Dare del populista a uno che ha votato Trump (per dirne uno). Dare del populista a un populista. Cambia qualcosa? Abbiamo capito una virgola relativamente alla sua decisione elettorale, alla sua posizione nella società? Nulla.

È parte inseparabile della descrizione la dimostrazione. È compito della stampa dimostrare ciò che è vero e ciò che è falso. Inchiodare ai fatti chi si riempie la bocca di fake news, su tutti gli schieramenti esistenti (giornalisti, e ce ne sono, inclusi).

L'oggettiva inascoltabilità di Trump e la terrificante esperienza di chi si sottomette alla lettura dei suoi Tweet sono chiavi di lettura del mondo e di un corso pseudopolitico (e pseudodemocratico) ormai instauratosi.

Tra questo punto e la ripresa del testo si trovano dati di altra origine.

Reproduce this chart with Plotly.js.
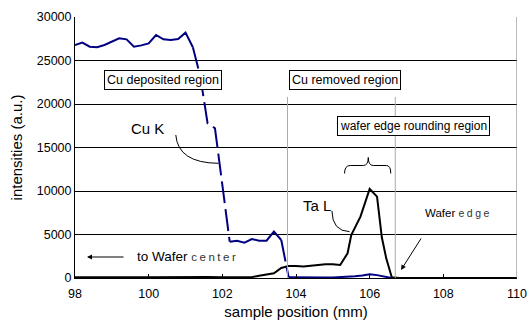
<!DOCTYPE html>
<html><head><meta charset="utf-8">
<script src="https://cdn.plot.ly/plotly-3.0.1.min.js"></script>
<style>body{margin:0;background:#fff}#c{width:529px;height:325px}</style>
</head><body><div id="c"></div>
<script>
// Cu K intensity (blue)
var cuX = [98.0,98.2,98.4,98.6,98.8,99.0,99.2,99.4,99.6,99.8,100.0,100.2,100.4,100.6,100.8,101.0,101.2,101.4,101.6,101.8,102.0,102.2,102.4,102.6,102.8,103.0,103.2,103.4,103.6,103.8,104.0,104.2,104.4,104.6,104.8,105.0,105.2,105.4,105.6,105.8,106.0,106.2,106.4,106.6];
var cuY = [26780,27050,26590,26520,26780,27160,27550,27430,26590,26740,26970,27930,27430,27360,27470,28200,26520,23200,17780,17210,10700,4170,4290,4060,4480,4290,4290,5330,4370,80,60,60,60,60,60,60,80,120,200,300,420,330,180,0];
// Ta L intensity (black)
var taX = [98.0,98.4,98.8,99.2,99.6,100.0,100.4,100.8,101.2,101.6,102.0,102.4,102.8,103.0,103.2,103.4,103.6,103.8,104.0,104.2,104.4,104.6,104.8,105.0,105.2,105.4,105.5,105.75,106.0,106.2,106.33,106.45,106.6,106.8,107.2,107.6,108.0,108.4,108.8,109.2,109.6,110.0];
var taY = [100,120,90,110,100,90,110,100,90,110,90,80,100,260,400,540,1150,1380,1380,1320,1420,1520,1570,1570,1490,2840,4940,7050,10230,9350,4680,2260,80,0,0,0,0,0,0,0,0,0];
var xTicks = [98,100,102,104,106,108,110];
var yTicks = [0,5000,10000,15000,20000,25000,30000];

// segments of the Cu curve that are drawn dashed (steep drops), by index ranges
var dashedRanges = [[16,21],[28,29]];
var solidRanges = [[0,16],[21,28],[29,cuX.length-1]];
var BLUE = '#000080';
var traces = [];
traces.push({x:taX, y:taY, mode:'lines', line:{color:'#000', width:2}, hoverinfo:'skip'});
solidRanges.forEach(function(r){
  traces.push({x:cuX.slice(r[0],r[1]+1), y:cuY.slice(r[0],r[1]+1), mode:'lines', line:{color:BLUE,width:2}, hoverinfo:'skip'});
});
dashedRanges.forEach(function(r){
  traces.push({x:cuX.slice(r[0],r[1]+1), y:cuY.slice(r[0],r[1]+1), mode:'lines', line:{color:BLUE,width:2,dash:'22px,6px'}, hoverinfo:'skip'});
});

// pixel -> data helpers for annotation geometry
var X0=75, XS=36.8, Y0=278, YS=8.7/1000;
function dx(px){return 98+(px-X0)/XS;}
function dy(py){return (Y0-py)/YS;}
function P(px,py){return dx(px)+','+dy(py);}

var FAM = '"Liberation Sans", Arial, sans-serif';
function F(s,c){return {family:FAM, color:c||'#000', size:s};}

var shapes = [
  {type:'line', xref:'x', yref:'y', x0:dx(287.3), x1:dx(287.3), y0:0, y1:dy(97), line:{color:'#aaa', width:1}},
  {type:'line', xref:'x', yref:'y', x0:dx(395), x1:dx(395), y0:0, y1:dy(97), line:{color:'#aaa', width:1}},
  {type:'line', xref:'x', yref:'y', x0:110, x1:110, y0:0, y1:30000, line:{color:'#777', width:1}},
  // curly brace over the Ta peak
  {type:'path', xref:'x', yref:'y', line:{color:'#000', width:1},
   path:'M'+P(344.3,173.5)+' Q'+P(344.3,165.5)+' '+P(350,165.5)+' L'+P(363,165.5)+' Q'+P(368,165.5)+' '+P(368,157.5)+' Q'+P(368,165.5)+' '+P(373,165.5)+' L'+P(386,165.5)+' Q'+P(390.5,165.5)+' '+P(390.5,173.5)},
  // leader for Cu K
  {type:'path', xref:'x', yref:'y', line:{color:'#000', width:1},
   path:'M'+P(175.7,135)+' Q'+P(178,163)+' '+P(218.3,163.3)},
  // leader for Ta L
  {type:'path', xref:'x', yref:'y', line:{color:'#000', width:1},
   path:'M'+P(331.7,211)+' Q'+P(332,231)+' '+P(349.3,231.7)}
];

var boxed = {bordercolor:'#000', borderwidth:1, bgcolor:'#fff', borderpad:2};
var annotations = [
  Object.assign({x:dx(162.5), y:dy(80), text:'Cu deposited region', showarrow:false, font:F(12.5)}, boxed),
  Object.assign({x:dx(344.5), y:dy(80), text:'Cu removed region', showarrow:false, font:F(12.5)}, boxed),
  Object.assign({x:dx(413.5), y:dy(126), text:'wafer edge rounding region', showarrow:false, font:F(12)}, boxed),
  {x:dx(147), y:dy(128), text:'Cu K', showarrow:false, font:F(15)},
  {x:dx(316.5), y:dy(205), text:'Ta L', showarrow:false, font:F(15)},
  {x:dx(135), y:dy(256), xanchor:'left', text:'to Wafer <span style="letter-spacing:2.5px;font-size:11.5px;fill:#333">center</span>', showarrow:false, font:F(13.5)},
  {x:dx(423), y:dy(213), xanchor:'left', text:'Wafer <span style="letter-spacing:2.5px;font-size:10.5px;fill:#333">edge</span>', showarrow:false, font:F(11.5)},
  {x:dx(87), y:dy(257), text:'', showarrow:true, arrowhead:2, arrowsize:1, arrowwidth:1, arrowcolor:'#000', ax:38, ay:0, standoff:0},
  {x:dx(400.7), y:dy(270), text:'', showarrow:true, arrowhead:2, arrowsize:1, arrowwidth:1, arrowcolor:'#000', ax:21, ay:-33, standoff:0}
];

var layout = {
  width:529, height:325,
  margin:{l:75, r:12, t:17, b:47},
  paper_bgcolor:'#fff', plot_bgcolor:'#fff',
  showlegend:false,
  font:F(12),
  xaxis:{range:[98,110], tickvals:xTicks, ticktext:xTicks.map(String), showgrid:false, zeroline:false,
         showline:true, linecolor:'#000', linewidth:1, ticks:'inside', ticklen:4, tickcolor:'#000',
         ticklabelstandoff:4, tickfont:F(12.5), title:{text:'sample position (mm)', font:F(15), standoff:6}},
  yaxis:{range:[0,30000], tickvals:yTicks, ticktext:yTicks.map(String), showgrid:true, gridcolor:'#000', gridwidth:1,
         zeroline:false, showline:true, linecolor:'#000', linewidth:1, ticks:'', tickfont:F(12.5),
         title:{text:'intensities (a.u.)', font:F(15), standoff:10}},
  shapes:shapes,
  annotations:annotations
};
Plotly.newPlot('c', traces, layout, {staticPlot:true, displayModeBar:false});
</script></body></html>
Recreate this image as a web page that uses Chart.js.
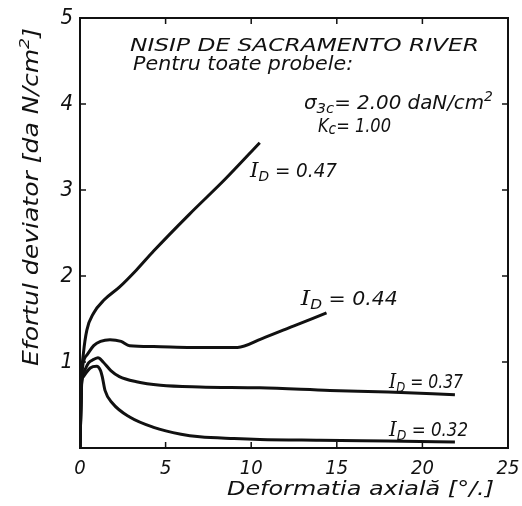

Chi non l'ha visto arrivare, da tempo, è perché guardava da un'altra parte o non guardava.

Le istruzioni per l'uso vanno conservate: una volta montato, un armadio bisogna saperlo anche smontare. È indispensabile per ricostruirlo.

La resistenza non è fatta di piagnucolii. Nemmeno quella giornalistica. Andare da Trump, come ha fatto l'editore del New York Times, e chiedergli che la smetta di attaccare i giornalisti è una resa. Una resa e basta.

Meglio, molto meglio, quella dei conti affidata al pensiero e alla sua militanza.